Cabinda desapareceu como distrito. Passou a ser uma mera circunscrição do Distrito do Congo, com o mesmo nível de Maquela do Zombo, Cazengo, Malange, Novo Redondo, Benguela, Bié, Bailundo, Lobito, Moxico, mais tarde Vila Luso e depois Luena, Mossâmedes (Namibe) e Lubango. 

Os que falam em protectorado e exigem um “estatuto especial” ou mesmo a independência que apresentem um só documento a exigir de Portugal o cumprimento do “tratado” de Simulambuco. Um simples abaixo-assinado que seja.
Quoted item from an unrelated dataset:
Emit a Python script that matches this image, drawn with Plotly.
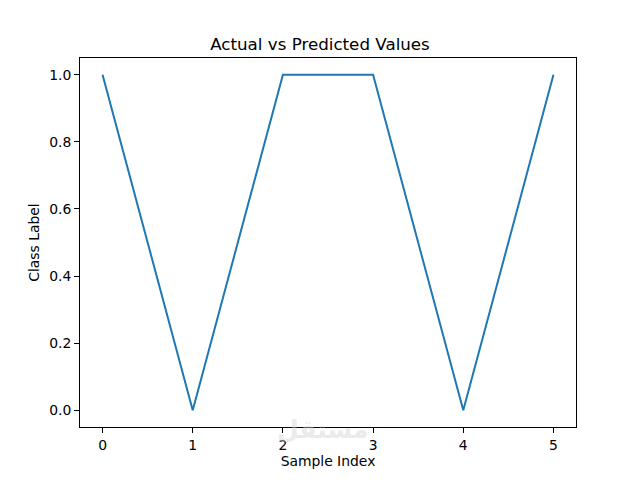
import plotly.graph_objects as go

sample_index = [0, 1, 2, 3, 4, 5]
class_label = [1, 0, 1, 1, 0, 1]
x_ticks = [0, 1, 2, 3, 4, 5]
y_ticks = [0.0, 0.2, 0.4, 0.6, 0.8, 1.0]
y_tick_text = ["0.0", "0.2", "0.4", "0.6", "0.8", "1.0"]

fig = go.Figure()
fig.add_trace(go.Scatter(x=sample_index, y=class_label, mode="lines",
                         line=dict(color="#1f77b4", width=2), showlegend=False))

font = "DejaVu Sans"
fig.update_layout(
    width=640, height=480,
    paper_bgcolor="white", plot_bgcolor="white",
    margin=dict(l=80, r=64, t=57.6, b=52.8),
    font=dict(family=font, size=13.9, color="black"),
    title=dict(text="Actual vs Predicted Values", x=0.5, xanchor="center",
               y=1 - 44/480, yanchor="middle", font=dict(size=16.7)),
)
axis_common = dict(ticks="outside", ticklen=4.9, tickwidth=1.1, tickcolor="black",
                   showline=True, linecolor="black", linewidth=1.1, mirror=True,
                   showgrid=False, zeroline=False)
fig.update_xaxes(range=[-0.25, 5.25], tickvals=x_ticks,
                 title=dict(text="Sample Index", standoff=3, font=dict(size=13.9)), **axis_common)
fig.update_yaxes(range=[-0.05, 1.05], tickvals=y_ticks, ticktext=y_tick_text,
                 title=dict(text="Class Label", standoff=6, font=dict(size=13.9)), **axis_common)
fig.add_annotation(text="<b>مستقل</b>", xref="paper", yref="paper",
                   x=(322-80)/496, y=(427.2-446)/369.6, showarrow=False,
                   font=dict(size=25, color="rgba(210,210,210,0.45)", family="DejaVu Sans"))
fig.write_html("out.html", config={"displayModeBar": False},
               post_script="document.body.style.margin='0';")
Pelo contrário, os habitantes de Cabinda aceitaram sem a menor contestação a nova divisão administrativa. Porque nesta época o enclave estava nas mãos da poderosa Companhia de Cabinda, propriedade do não menos poderoso Banco Nacional Ultramarino que era na época o banco emissor dos angolares e das makutas.

Todos em Cabinda eram empregados da companhia monopolista, até o administrador da circunscrição. Norton de Matos, para dar alguma dignidade à autoridade administrativa, que afinal representava o Estado e não os interesses privados, promulgou um decreto em que lhe fixava um estatuto remuneratório especial. Mas todos estavam sob domínio do monopólio da madeira, café e cacau.

O decreto de 1920 criou os postos administrativos de Cabinda, Lândana, Buco Zau, Massabi, Lela, Cuto, Belize e Miconge.

O Tratado de Loanda

Em 1927, Portugal e a Bélgica assinam em Luanda o tratado que fixou definitivamente as fronteiras de Angola. No extremo Norte, Portugal cedeu o vale da região de Mia, com três quilómetros quadrados, amputando ainda mais o território além rio Zaire. Mas em contrapartida ficou com todas as terras consideradas “de ninguém” na Conferência de Berlim mas que a Bélgica rapidamente anexou ao Estado Independente do Congo.

Para se chegar à assinatura do “Tratado de Loanda”, foram necessários anos de negociações. Por fim a Bélgica trocou o pequeno vale na confluência dos rios Mpozo e Duizi por 3.500 quilómetros no Leste. É a chamada “Bota do Dilolo” que inclui o saliente do Cazombo.

O almirante Gago Coutinho, um cientista de renome e que presidia à Comissão de Cartografia, fez estudos científicos na região e trabalhou na delimitação da fronteira. Ele queria que a nascente do rio Zambeze ficasse em território angolano. Mas o melhor que conseguiu foi o saliente do Cazombo, que inclui um longo percurso do rio e tinha evidentes sinais de cobre, porque existem por lá abundantes afloramentos de malaquite.

O “Tratado de Loanda” é muito interessante para análise dos especialistas. O diplomata José de Almada foi incumbido por Salazar de estudar o documento. Ele encontrou muitas lacunas que redundavam em prejuízo de Portugal. E fez recomendações concretas para tapar esses “buracos”, usando como arma de pressão o Caminho-de-Ferro de Benguela. O documento faz parte do espólio do “Arquivo de Salazar”.

O importante é que o Decreto número 31 de 1920, acaba com o “protegido” distrito de Cabinda e transforma-o em mera circunscrição de primeira classe. Tudo o resto é fantasia, tecida à volta de um tribalismo anacrónico e um condenável oportunismo. Cabinda é parte de Angola muito antes das terras a Sul do Cunene e também de todo o Leste de Angola. Estes são os factos colhidos e documentados.